Relational Time as a Stochastic Variable in ADM Gravity

TL;DR

The paper proposes a stochastic-clock framework for canonical quantum gravity in the ADM formalism, treating the scalar clock as a coarse-grained, quantum variable whose fluctuations arise from unresolved gravitational modes. A divergence-free clock momentum and a Hubbard–Stratonovich transformation generate a noise term that deforms the Hamiltonian constraint, yielding a Langevin-type, diffusive evolution in relational time while preserving foliation invariance on average and maintaining constraint closure in expectation. In a minisuperspace reduction, this leads to a concrete Langevin Schrödinger evolution for the wavefunction with a stochastic force term, illuminating how quantum geometry can induce temporal diffusion without breaking background independence. The approach connects stochastic gravity methods to canonical quantum gravity, providing a principled origin for clock noise through graviton coarse-graining and offering potential insights into singularity resolution and the nature of time in quantum cosmology. Overall, the work reframes time as a quantum, diffusive parameter emergent from the interplay of matter and geometry, with measurable implications for relational observables and the evolution of the universe in quantum gravity regimes.

Abstract

The problem of time in canonical quantum gravity remains one of the most significant challenges, primarily due to the "frozen" formalism emerging from the Wheeler-DeWitt equation. Within the ADM formalism, we introduce a novel approach in which a scalar field is treated as a stochastic clock. By imposing a divergence-free condition on the scalar momentum, we integrate out quantum gravitational fluctuations and derive an effective noise term via the Hubbard-Stratonovich transformation. This noise drives dynamic adjustments in spacetime foliations, enabling a Schrodinger-like evolution that preserves diffeomorphism invariance and, upon noise averaging, maintains unitary evolution. Interestingly, by introducing stochastic variations in the foliations, the quantum indeterminacy of the clock recasts time as a diffusive process emerging from quantum fluctuations, where correlations between matter and geometry replace an absolute time parameter. This provides a potential pathway for understanding quantum time evolution while maintaining background independence in canonical quantum gravity.

Figures (2)

• Figure 1: 2D streamline plot of the clock momentum density current $\pi^\mu(x)$, illustrating the divergence $\nabla_\mu \pi^\mu$ in a spatial slice. Left: For $m_0 = 0$, $\nabla_\mu \pi^\mu \approx 0$ indicates conservation of the current, with flow lines forming closed, divergence-free configurations. Right: For $m_0 \neq 0$, $\nabla_\mu \pi^\mu \neq 0$ signifies broken conservation.

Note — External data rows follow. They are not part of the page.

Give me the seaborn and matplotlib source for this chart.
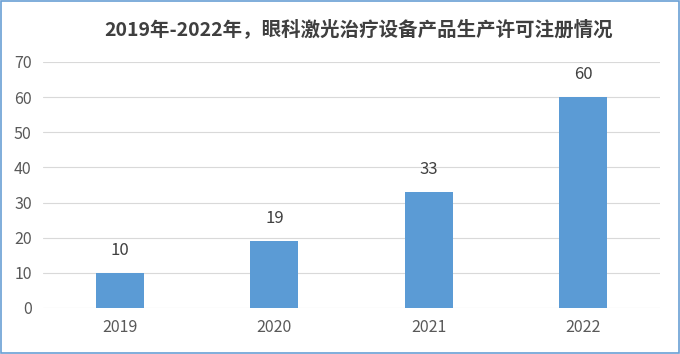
import matplotlib
matplotlib.use("Agg")
import matplotlib.pyplot as plt
import seaborn as sns
import pandas as pd
from matplotlib.patches import Rectangle

years = ["2019", "2020", "2021", "2022"]
counts = [10, 19, 33, 60]
y_ticks = [0, 10, 20, 30, 40, 50, 60, 70]
title = "2019年-2022年，眼科激光治疗设备产品生产许可注册情况"

df = pd.DataFrame({"year": years, "count": counts})

sns.set_theme(style="white")
plt.rcParams["font.family"] = ["Noto Sans CJK SC", "DejaVu Sans"]

fig = plt.figure(figsize=(6.8, 3.54), dpi=100)
ax = fig.add_axes([0.063, 0.130, 0.908, 0.695])

sns.barplot(data=df, x="year", y="count", color="#5B9BD5", saturation=1,
            width=0.31, linewidth=0, ax=ax, zorder=3)

ax.set_ylim(0, 70)
ax.set_yticks(y_ticks)
ax.yaxis.grid(True, color="#D9D9D9", linewidth=0.8, zorder=0)
for s in ax.spines.values():
    s.set_visible(False)
ax.tick_params(axis="both", length=0, labelsize=11.5, colors="#595959", pad=8)
ax.set_xlabel("")
ax.set_ylabel("")

for i, v in enumerate(counts):
    ax.text(i, v + 4, str(v), ha="center", va="bottom", fontsize=12, color="#404040")

fig.text(0.527, 0.918, title, ha="center", va="center", fontsize=14,
         color="#3F3F3F", fontweight="bold")

fig.patches.append(Rectangle((0.002, 0.003), 0.996, 0.994, transform=fig.transFigure,
                             fill=False, edgecolor="#6A9FD4", linewidth=1.2))

fig.savefig("out.png", dpi=100)
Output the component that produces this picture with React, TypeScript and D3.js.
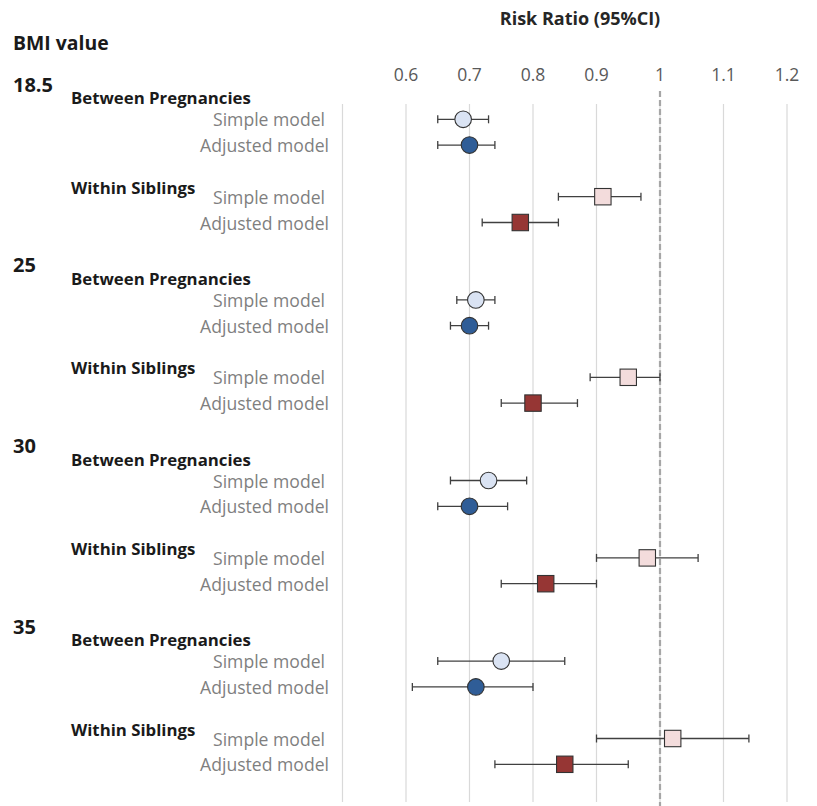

Warm colors (orange-red) represent regions of positive divergence (source-like behavior), while cool colors (blue) indicate negative divergence (sink-like behavior).
• Figure 2: Conceptual flow of the stochastic clock framework. Blue boxes denote well-established structures in the literature, orange boxes correspond to technical developments from stochastic gravity and open quantum systems, green boxes indicate our results, and gray boxes outline future extensions.